-- START Dataset excerpt --

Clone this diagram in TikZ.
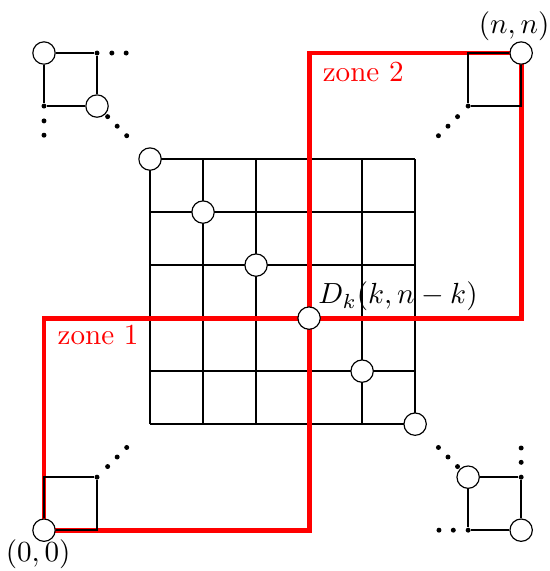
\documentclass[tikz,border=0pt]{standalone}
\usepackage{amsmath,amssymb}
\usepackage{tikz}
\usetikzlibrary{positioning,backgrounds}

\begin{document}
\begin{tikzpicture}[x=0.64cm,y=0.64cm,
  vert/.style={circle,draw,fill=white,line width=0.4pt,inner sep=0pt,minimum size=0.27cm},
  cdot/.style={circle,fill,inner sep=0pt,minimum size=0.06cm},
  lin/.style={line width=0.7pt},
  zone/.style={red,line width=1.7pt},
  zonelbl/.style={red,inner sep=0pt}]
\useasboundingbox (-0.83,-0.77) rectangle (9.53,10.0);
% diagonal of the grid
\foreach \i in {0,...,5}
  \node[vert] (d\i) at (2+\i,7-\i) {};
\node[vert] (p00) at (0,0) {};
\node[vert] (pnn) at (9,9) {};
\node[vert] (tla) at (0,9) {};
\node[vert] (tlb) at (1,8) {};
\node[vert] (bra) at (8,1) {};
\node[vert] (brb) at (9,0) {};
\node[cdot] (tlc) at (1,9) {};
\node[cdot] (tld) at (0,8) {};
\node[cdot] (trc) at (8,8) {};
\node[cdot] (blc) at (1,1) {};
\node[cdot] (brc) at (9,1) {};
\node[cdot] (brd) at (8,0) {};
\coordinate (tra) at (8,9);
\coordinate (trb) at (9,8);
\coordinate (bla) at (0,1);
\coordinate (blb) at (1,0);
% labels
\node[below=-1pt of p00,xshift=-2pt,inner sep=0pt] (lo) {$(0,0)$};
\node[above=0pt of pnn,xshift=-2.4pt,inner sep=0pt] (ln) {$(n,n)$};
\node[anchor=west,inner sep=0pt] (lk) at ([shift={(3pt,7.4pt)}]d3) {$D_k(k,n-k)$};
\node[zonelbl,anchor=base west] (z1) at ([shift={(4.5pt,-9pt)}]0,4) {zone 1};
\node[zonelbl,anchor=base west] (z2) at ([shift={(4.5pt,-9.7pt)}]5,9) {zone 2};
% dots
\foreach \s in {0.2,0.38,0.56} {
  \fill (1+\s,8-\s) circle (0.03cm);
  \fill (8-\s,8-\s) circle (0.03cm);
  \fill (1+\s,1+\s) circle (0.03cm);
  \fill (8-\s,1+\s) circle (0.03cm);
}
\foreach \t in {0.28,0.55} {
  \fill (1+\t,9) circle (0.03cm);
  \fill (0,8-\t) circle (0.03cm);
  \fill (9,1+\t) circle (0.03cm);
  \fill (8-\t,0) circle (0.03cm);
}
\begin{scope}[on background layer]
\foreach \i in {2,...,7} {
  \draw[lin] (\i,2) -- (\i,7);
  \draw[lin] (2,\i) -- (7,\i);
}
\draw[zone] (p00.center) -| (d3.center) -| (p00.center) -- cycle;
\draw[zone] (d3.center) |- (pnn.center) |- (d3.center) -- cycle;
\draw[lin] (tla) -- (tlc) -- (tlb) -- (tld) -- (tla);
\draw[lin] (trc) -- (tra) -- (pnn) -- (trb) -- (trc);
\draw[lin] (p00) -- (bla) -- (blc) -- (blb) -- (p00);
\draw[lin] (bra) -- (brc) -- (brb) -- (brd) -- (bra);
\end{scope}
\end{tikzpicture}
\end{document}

-- END Dataset excerpt --

- What you are asked to do
Transcribe the material exactly, leaving every picture out.

- Response to the task
Clone this diagram in TikZ.
\documentclass[tikz,border=0pt]{standalone}
\usepackage{amsmath,amssymb}
\usepackage{tikz}
\usetikzlibrary{positioning,backgrounds}

\begin{document}
\begin{tikzpicture}[x=0.64cm,y=0.64cm,
  vert/.style={circle,draw,fill=white,line width=0.4pt,inner sep=0pt,minimum size=0.27cm},
  cdot/.style={circle,fill,inner sep=0pt,minimum size=0.06cm},
  lin/.style={line width=0.7pt},
  zone/.style={red,line width=1.7pt},
  zonelbl/.style={red,inner sep=0pt}]
\useasboundingbox (-0.83,-0.77) rectangle (9.53,10.0);
% diagonal of the grid
\foreach \i in {0,...,5}
  \node[vert] (d\i) at (2+\i,7-\i) {};
\node[vert] (p00) at (0,0) {};
\node[vert] (pnn) at (9,9) {};
\node[vert] (tla) at (0,9) {};
\node[vert] (tlb) at (1,8) {};
\node[vert] (bra) at (8,1) {};
\node[vert] (brb) at (9,0) {};
\node[cdot] (tlc) at (1,9) {};
\node[cdot] (tld) at (0,8) {};
\node[cdot] (trc) at (8,8) {};
\node[cdot] (blc) at (1,1) {};
\node[cdot] (brc) at (9,1) {};
\node[cdot] (brd) at (8,0) {};
\coordinate (tra) at (8,9);
\coordinate (trb) at (9,8);
\coordinate (bla) at (0,1);
\coordinate (blb) at (1,0);
% labels
\node[below=-1pt of p00,xshift=-2pt,inner sep=0pt] (lo) {$(0,0)$};
\node[above=0pt of pnn,xshift=-2.4pt,inner sep=0pt] (ln) {$(n,n)$};
\node[anchor=west,inner sep=0pt] (lk) at ([shift={(3pt,7.4pt)}]d3) {$D_k(k,n-k)$};
\node[zonelbl,anchor=base west] (z1) at ([shift={(4.5pt,-9pt)}]0,4) {zone 1};
\node[zonelbl,anchor=base west] (z2) at ([shift={(4.5pt,-9.7pt)}]5,9) {zone 2};
% dots
\foreach \s in {0.2,0.38,0.56} {
  \fill (1+\s,8-\s) circle (0.03cm);
  \fill (8-\s,8-\s) circle (0.03cm);
  \fill (1+\s,1+\s) circle (0.03cm);
  \fill (8-\s,1+\s) circle (0.03cm);
}
\foreach \t in {0.28,0.55} {
  \fill (1+\t,9) circle (0.03cm);
  \fill (0,8-\t) circle (0.03cm);
  \fill (9,1+\t) circle (0.03cm);
  \fill (8-\t,0) circle (0.03cm);
}
\begin{scope}[on background layer]
\foreach \i in {2,...,7} {
  \draw[lin] (\i,2) -- (\i,7);
  \draw[lin] (2,\i) -- (7,\i);
}
\draw[zone] (p00.center) -| (d3.center) -| (p00.center) -- cycle;
\draw[zone] (d3.center) |- (pnn.center) |- (d3.center) -- cycle;
\draw[lin] (tla) -- (tlc) -- (tlb) -- (tld) -- (tla);
\draw[lin] (trc) -- (tra) -- (pnn) -- (trb) -- (trc);
\draw[lin] (p00) -- (bla) -- (blc) -- (blb) -- (p00);
\draw[lin] (bra) -- (brc) -- (brb) -- (brd) -- (bra);
\end{scope}
\end{tikzpicture}
\end{document}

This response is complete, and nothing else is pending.